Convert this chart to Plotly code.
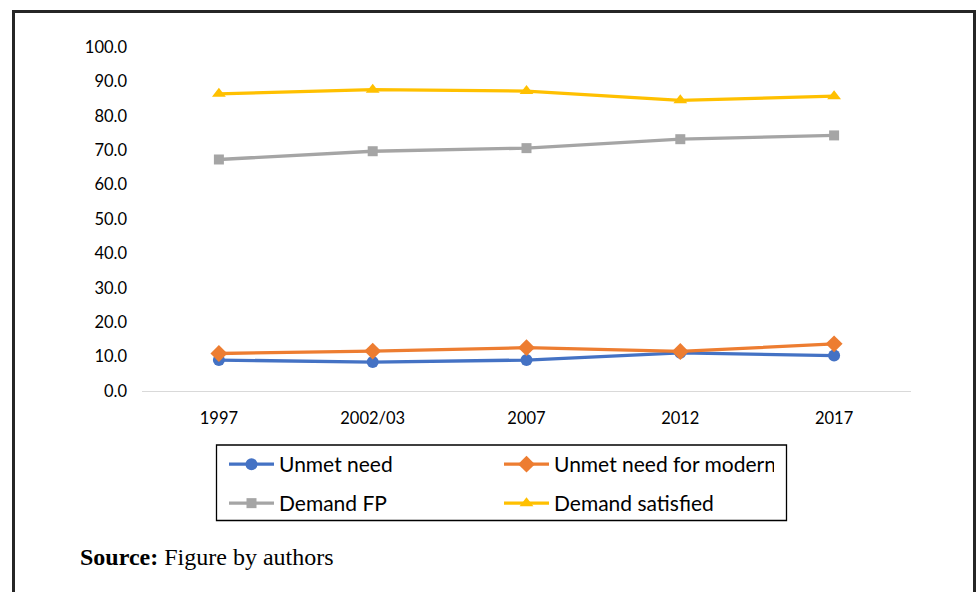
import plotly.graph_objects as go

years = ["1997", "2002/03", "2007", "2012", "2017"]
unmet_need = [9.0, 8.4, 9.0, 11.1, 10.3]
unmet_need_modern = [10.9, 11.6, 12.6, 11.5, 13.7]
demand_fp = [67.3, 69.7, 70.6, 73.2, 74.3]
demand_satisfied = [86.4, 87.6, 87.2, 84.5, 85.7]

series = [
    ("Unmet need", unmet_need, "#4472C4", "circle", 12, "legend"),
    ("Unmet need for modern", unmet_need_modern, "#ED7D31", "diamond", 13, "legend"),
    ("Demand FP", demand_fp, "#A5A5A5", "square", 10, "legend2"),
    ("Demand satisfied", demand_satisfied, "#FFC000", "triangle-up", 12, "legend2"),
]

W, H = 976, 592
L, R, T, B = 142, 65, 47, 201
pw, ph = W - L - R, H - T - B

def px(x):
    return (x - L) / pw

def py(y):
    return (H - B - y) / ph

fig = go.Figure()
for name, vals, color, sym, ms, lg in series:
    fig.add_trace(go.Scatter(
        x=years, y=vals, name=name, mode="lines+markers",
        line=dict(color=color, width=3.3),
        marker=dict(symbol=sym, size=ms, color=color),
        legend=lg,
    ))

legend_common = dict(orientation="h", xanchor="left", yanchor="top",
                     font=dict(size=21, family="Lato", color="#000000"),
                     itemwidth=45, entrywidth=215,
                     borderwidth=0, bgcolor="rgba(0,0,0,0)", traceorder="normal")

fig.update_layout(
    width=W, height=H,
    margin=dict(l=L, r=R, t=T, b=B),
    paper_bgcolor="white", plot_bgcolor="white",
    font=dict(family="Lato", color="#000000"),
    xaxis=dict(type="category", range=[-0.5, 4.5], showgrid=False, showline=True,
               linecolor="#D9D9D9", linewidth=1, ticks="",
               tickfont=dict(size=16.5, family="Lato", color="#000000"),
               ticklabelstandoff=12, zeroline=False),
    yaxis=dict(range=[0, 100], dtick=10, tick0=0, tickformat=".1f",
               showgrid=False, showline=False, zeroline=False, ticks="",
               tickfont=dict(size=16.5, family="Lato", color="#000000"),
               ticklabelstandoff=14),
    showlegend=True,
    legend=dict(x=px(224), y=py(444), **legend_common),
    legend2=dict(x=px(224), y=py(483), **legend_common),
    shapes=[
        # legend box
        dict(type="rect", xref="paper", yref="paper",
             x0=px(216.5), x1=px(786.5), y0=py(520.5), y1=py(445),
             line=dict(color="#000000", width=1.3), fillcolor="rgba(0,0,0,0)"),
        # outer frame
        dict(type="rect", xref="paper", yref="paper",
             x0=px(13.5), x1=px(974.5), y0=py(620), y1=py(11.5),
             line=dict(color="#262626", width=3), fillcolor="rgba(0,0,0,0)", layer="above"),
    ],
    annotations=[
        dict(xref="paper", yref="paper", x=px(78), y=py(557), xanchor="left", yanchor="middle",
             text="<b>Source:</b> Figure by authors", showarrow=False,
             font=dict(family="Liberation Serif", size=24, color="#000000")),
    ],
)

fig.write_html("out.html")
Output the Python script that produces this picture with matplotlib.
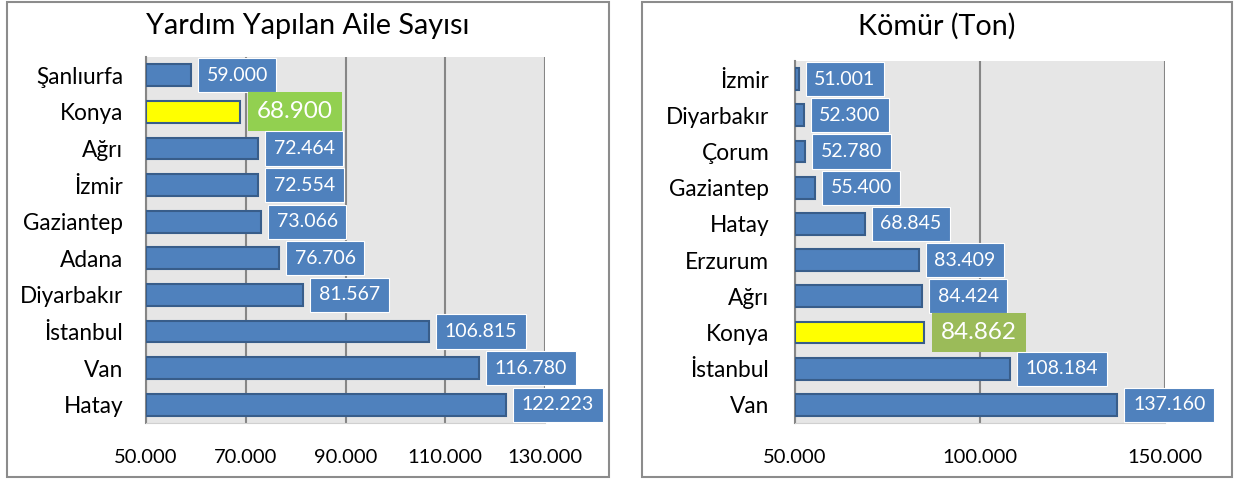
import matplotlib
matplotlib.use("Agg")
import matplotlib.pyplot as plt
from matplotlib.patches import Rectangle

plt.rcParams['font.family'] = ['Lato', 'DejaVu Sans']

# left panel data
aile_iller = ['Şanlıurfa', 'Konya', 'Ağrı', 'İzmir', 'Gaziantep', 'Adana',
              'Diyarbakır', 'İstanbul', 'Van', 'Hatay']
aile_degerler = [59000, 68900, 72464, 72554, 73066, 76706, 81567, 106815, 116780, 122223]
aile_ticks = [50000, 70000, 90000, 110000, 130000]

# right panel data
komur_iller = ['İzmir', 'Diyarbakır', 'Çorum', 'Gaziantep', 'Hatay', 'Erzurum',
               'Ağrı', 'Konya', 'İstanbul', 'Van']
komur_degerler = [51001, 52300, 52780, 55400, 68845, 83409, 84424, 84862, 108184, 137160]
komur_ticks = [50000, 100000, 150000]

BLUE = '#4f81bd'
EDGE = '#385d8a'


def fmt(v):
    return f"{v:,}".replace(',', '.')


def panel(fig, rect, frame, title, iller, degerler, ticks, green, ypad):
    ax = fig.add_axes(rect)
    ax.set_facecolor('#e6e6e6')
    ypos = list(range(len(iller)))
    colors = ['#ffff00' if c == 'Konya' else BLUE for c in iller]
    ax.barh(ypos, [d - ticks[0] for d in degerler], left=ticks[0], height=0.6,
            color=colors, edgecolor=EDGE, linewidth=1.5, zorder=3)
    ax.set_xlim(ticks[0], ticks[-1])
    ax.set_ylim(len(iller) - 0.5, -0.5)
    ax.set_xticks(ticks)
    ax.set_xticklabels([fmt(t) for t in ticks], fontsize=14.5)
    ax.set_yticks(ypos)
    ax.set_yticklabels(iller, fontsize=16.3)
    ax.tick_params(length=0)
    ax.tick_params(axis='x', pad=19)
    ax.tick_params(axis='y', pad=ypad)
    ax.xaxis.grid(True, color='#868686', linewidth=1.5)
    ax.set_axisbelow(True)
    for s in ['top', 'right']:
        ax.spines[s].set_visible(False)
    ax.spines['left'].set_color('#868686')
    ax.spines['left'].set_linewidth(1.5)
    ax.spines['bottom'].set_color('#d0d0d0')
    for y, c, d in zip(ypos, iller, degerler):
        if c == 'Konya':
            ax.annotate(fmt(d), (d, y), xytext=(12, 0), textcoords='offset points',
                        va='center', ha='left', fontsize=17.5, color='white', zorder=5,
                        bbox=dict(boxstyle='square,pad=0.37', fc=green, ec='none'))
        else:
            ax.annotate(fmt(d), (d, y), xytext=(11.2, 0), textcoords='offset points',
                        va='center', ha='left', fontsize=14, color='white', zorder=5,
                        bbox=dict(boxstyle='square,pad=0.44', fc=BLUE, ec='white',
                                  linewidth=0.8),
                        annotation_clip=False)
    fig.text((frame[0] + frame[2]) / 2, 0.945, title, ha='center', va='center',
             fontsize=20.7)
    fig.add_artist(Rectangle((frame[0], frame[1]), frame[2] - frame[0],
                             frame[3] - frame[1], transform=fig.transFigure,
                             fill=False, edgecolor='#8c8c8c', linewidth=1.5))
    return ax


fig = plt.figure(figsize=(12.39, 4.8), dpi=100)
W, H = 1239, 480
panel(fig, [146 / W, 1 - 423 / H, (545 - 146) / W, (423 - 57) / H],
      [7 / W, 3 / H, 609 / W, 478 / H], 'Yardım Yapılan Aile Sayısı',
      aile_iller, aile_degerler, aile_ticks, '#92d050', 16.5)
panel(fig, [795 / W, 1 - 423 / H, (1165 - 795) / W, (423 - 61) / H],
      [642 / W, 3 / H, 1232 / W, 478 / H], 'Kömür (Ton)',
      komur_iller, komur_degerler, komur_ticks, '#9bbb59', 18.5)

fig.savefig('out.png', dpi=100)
---
● WHAT THE EXERCISE ASKS: Above are the records; copy exactly the lines from the one with "Output the Python" through the one with "plt.rcParams['font.family'] = ['Lato', 'DejaVu", including both, and nothing more. Leave out pictures.

● EXERCISE RESULT:
Output the Python script that produces this picture with matplotlib.
import matplotlib
matplotlib.use("Agg")
import matplotlib.pyplot as plt
from matplotlib.patches import Rectangle

plt.rcParams['font.family'] = ['Lato', 'DejaVu Sans']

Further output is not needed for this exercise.